Given request:
Within the records that follow, restate exactly the lines from the line with "Output the Python" down to the line with "colors = [BLUE", including both. Omit the pictures.

Record excerpts:
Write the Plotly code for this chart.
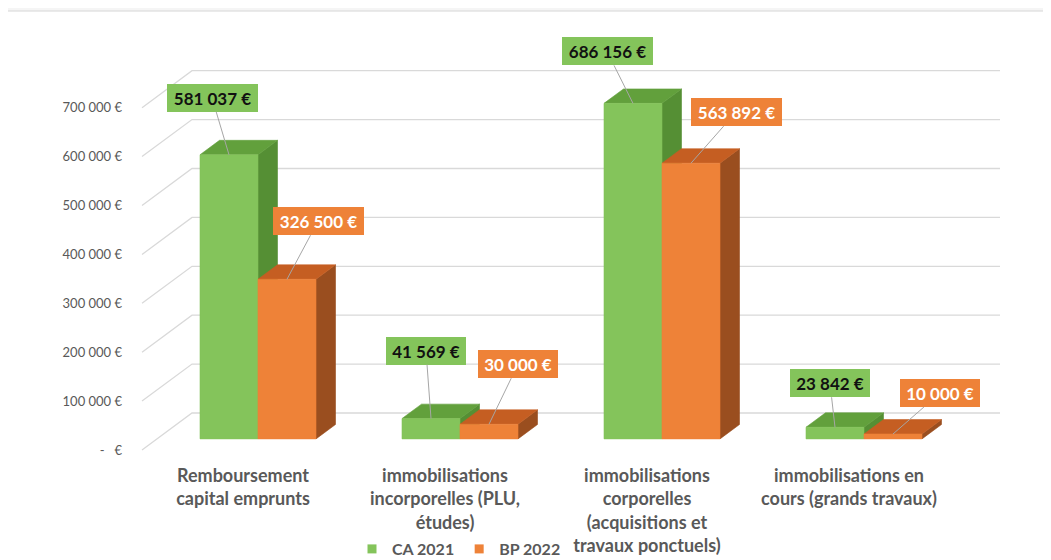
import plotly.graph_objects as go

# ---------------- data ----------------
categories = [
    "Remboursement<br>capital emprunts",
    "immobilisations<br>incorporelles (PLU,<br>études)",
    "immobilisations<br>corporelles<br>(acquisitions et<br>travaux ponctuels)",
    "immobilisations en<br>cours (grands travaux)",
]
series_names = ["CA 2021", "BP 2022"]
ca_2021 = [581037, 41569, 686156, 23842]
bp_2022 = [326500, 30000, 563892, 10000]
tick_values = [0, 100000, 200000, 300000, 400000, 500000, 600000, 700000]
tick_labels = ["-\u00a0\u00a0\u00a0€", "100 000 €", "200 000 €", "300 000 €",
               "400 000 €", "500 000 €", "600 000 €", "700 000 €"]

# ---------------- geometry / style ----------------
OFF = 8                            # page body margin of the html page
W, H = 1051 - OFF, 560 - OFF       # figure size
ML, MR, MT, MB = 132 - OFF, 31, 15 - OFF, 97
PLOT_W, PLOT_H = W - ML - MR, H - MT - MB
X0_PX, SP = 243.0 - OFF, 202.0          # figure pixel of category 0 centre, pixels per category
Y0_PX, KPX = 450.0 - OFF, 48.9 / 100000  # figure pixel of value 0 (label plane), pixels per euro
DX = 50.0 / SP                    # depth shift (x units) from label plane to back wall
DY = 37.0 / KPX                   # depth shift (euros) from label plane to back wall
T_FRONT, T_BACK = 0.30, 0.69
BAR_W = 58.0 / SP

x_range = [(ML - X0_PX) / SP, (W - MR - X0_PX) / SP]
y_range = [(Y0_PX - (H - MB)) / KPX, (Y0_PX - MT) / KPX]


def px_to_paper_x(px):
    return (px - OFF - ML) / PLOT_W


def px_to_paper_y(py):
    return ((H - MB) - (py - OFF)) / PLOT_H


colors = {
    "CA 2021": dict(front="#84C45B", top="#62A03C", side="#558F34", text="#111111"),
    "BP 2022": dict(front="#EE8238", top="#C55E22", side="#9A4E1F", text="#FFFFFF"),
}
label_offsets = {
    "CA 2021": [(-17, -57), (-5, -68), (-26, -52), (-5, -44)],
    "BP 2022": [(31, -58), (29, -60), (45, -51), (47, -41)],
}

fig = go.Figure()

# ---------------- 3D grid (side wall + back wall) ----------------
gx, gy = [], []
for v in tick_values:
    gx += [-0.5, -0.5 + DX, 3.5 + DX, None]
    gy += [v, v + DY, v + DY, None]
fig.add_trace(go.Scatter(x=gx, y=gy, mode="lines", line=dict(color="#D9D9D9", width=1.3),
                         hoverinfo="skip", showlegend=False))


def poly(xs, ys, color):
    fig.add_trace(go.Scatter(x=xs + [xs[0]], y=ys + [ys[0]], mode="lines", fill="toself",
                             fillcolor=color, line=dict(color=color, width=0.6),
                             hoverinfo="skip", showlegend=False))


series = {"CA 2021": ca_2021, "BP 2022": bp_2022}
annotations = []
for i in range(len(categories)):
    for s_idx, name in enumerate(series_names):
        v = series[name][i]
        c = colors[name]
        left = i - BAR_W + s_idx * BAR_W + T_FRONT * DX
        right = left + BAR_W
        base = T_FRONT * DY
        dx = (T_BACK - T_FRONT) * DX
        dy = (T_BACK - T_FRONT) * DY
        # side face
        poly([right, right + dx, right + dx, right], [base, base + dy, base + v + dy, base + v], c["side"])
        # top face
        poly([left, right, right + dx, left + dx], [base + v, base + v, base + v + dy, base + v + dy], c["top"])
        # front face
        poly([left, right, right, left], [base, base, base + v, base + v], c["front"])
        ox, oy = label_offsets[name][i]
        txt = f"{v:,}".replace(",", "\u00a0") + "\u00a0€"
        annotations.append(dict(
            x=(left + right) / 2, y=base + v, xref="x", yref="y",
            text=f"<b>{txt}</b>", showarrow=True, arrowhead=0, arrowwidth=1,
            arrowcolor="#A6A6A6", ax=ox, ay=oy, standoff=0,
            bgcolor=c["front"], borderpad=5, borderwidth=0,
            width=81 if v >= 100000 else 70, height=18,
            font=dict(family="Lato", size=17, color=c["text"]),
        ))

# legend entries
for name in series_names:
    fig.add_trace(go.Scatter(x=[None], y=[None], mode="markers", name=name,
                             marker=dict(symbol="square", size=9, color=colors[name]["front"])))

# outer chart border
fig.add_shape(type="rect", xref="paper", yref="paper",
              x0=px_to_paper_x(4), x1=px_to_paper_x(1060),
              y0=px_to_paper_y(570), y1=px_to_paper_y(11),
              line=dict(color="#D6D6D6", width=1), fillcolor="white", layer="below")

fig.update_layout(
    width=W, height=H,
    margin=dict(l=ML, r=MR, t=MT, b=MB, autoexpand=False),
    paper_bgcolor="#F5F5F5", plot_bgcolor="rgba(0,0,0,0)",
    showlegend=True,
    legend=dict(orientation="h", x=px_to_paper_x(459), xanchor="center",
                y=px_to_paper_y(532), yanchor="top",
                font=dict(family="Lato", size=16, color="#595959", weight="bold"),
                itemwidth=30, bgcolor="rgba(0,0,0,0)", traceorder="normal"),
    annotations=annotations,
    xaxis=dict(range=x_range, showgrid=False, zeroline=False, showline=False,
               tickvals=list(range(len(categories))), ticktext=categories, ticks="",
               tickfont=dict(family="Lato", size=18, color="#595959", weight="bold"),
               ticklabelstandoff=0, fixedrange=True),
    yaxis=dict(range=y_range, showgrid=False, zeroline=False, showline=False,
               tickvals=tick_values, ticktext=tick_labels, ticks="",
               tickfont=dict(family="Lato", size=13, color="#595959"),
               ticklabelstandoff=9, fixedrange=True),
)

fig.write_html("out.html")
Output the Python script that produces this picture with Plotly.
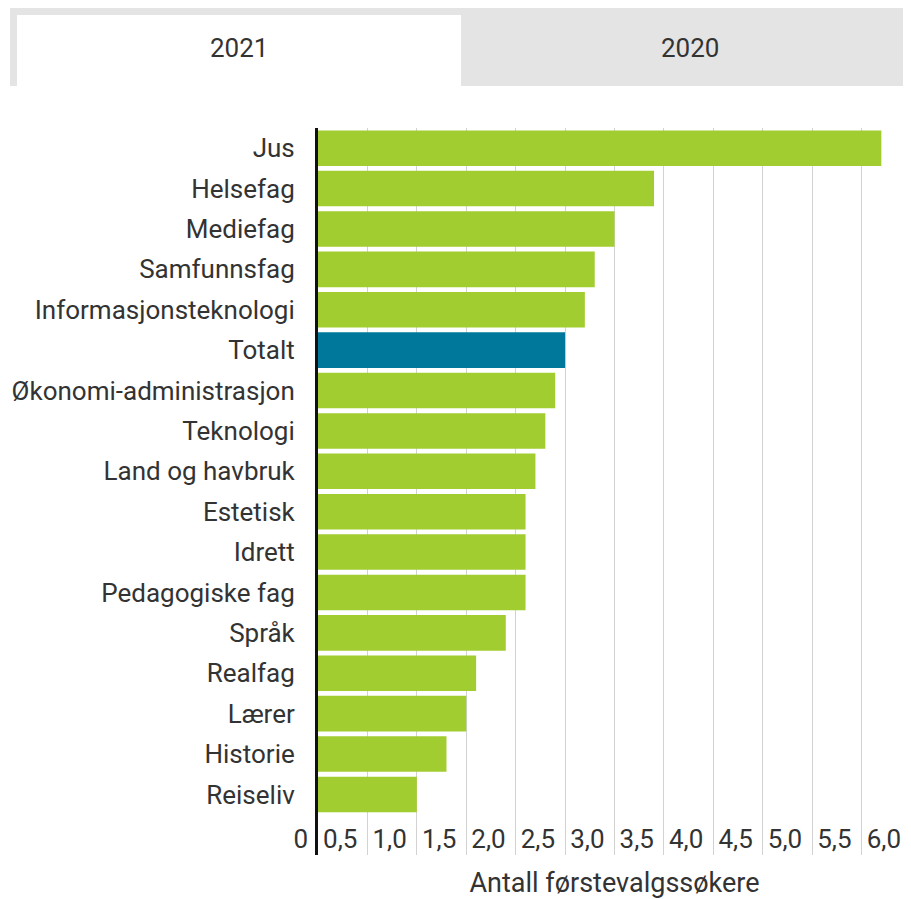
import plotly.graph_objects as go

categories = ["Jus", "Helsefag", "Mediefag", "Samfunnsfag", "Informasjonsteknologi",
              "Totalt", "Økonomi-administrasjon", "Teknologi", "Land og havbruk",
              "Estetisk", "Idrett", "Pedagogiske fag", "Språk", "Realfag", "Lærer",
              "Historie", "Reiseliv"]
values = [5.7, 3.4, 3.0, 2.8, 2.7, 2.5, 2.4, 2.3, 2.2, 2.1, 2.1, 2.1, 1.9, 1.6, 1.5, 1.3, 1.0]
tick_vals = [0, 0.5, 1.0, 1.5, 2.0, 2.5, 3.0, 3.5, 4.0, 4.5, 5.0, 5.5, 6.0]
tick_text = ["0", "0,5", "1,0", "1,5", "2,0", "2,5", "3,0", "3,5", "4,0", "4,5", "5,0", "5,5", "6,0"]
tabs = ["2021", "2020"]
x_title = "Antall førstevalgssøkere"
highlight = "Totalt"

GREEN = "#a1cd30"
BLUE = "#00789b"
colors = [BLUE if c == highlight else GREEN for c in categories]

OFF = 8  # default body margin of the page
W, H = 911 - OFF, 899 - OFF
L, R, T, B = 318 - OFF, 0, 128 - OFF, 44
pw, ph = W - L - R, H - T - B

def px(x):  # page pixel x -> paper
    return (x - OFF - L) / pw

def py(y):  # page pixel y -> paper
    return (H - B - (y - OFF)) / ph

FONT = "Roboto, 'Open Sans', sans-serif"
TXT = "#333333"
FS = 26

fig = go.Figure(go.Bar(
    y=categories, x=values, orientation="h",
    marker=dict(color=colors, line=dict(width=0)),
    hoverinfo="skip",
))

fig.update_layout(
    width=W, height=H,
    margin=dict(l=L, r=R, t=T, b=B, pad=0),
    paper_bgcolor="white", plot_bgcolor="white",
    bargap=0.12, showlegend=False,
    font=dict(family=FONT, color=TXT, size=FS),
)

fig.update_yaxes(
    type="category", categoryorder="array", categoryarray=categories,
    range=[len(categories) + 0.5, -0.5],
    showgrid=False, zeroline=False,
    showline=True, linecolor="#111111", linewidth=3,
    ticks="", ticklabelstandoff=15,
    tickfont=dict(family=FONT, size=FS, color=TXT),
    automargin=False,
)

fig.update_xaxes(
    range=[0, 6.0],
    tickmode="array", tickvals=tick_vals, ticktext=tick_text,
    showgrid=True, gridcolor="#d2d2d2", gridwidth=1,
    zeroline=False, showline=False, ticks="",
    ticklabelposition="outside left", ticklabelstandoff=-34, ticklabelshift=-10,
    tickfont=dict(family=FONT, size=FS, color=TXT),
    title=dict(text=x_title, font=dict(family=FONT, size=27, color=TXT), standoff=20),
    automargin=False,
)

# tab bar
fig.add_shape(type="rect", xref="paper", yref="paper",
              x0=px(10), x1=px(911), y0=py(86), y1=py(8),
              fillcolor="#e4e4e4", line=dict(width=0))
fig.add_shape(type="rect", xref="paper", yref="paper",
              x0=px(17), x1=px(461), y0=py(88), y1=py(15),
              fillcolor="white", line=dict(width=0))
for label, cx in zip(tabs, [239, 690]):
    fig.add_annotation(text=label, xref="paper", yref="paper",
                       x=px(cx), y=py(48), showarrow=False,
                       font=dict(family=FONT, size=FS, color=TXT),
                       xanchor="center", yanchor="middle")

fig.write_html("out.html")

Solution:
Output the Python script that produces this picture with Plotly.
import plotly.graph_objects as go

categories = ["Jus", "Helsefag", "Mediefag", "Samfunnsfag", "Informasjonsteknologi",
              "Totalt", "Økonomi-administrasjon", "Teknologi", "Land og havbruk",
              "Estetisk", "Idrett", "Pedagogiske fag", "Språk", "Realfag", "Lærer",
              "Historie", "Reiseliv"]
values = [5.7, 3.4, 3.0, 2.8, 2.7, 2.5, 2.4, 2.3, 2.2, 2.1, 2.1, 2.1, 1.9, 1.6, 1.5, 1.3, 1.0]
tick_vals = [0, 0.5, 1.0, 1.5, 2.0, 2.5, 3.0, 3.5, 4.0, 4.5, 5.0, 5.5, 6.0]
tick_text = ["0", "0,5", "1,0", "1,5", "2,0", "2,5", "3,0", "3,5", "4,0", "4,5", "5,0", "5,5", "6,0"]
tabs = ["2021", "2020"]
x_title = "Antall førstevalgssøkere"
highlight = "Totalt"

GREEN = "#a1cd30"
BLUE = "#00789b"
colors = [BLUE if c == highlight else GREEN for c in categories]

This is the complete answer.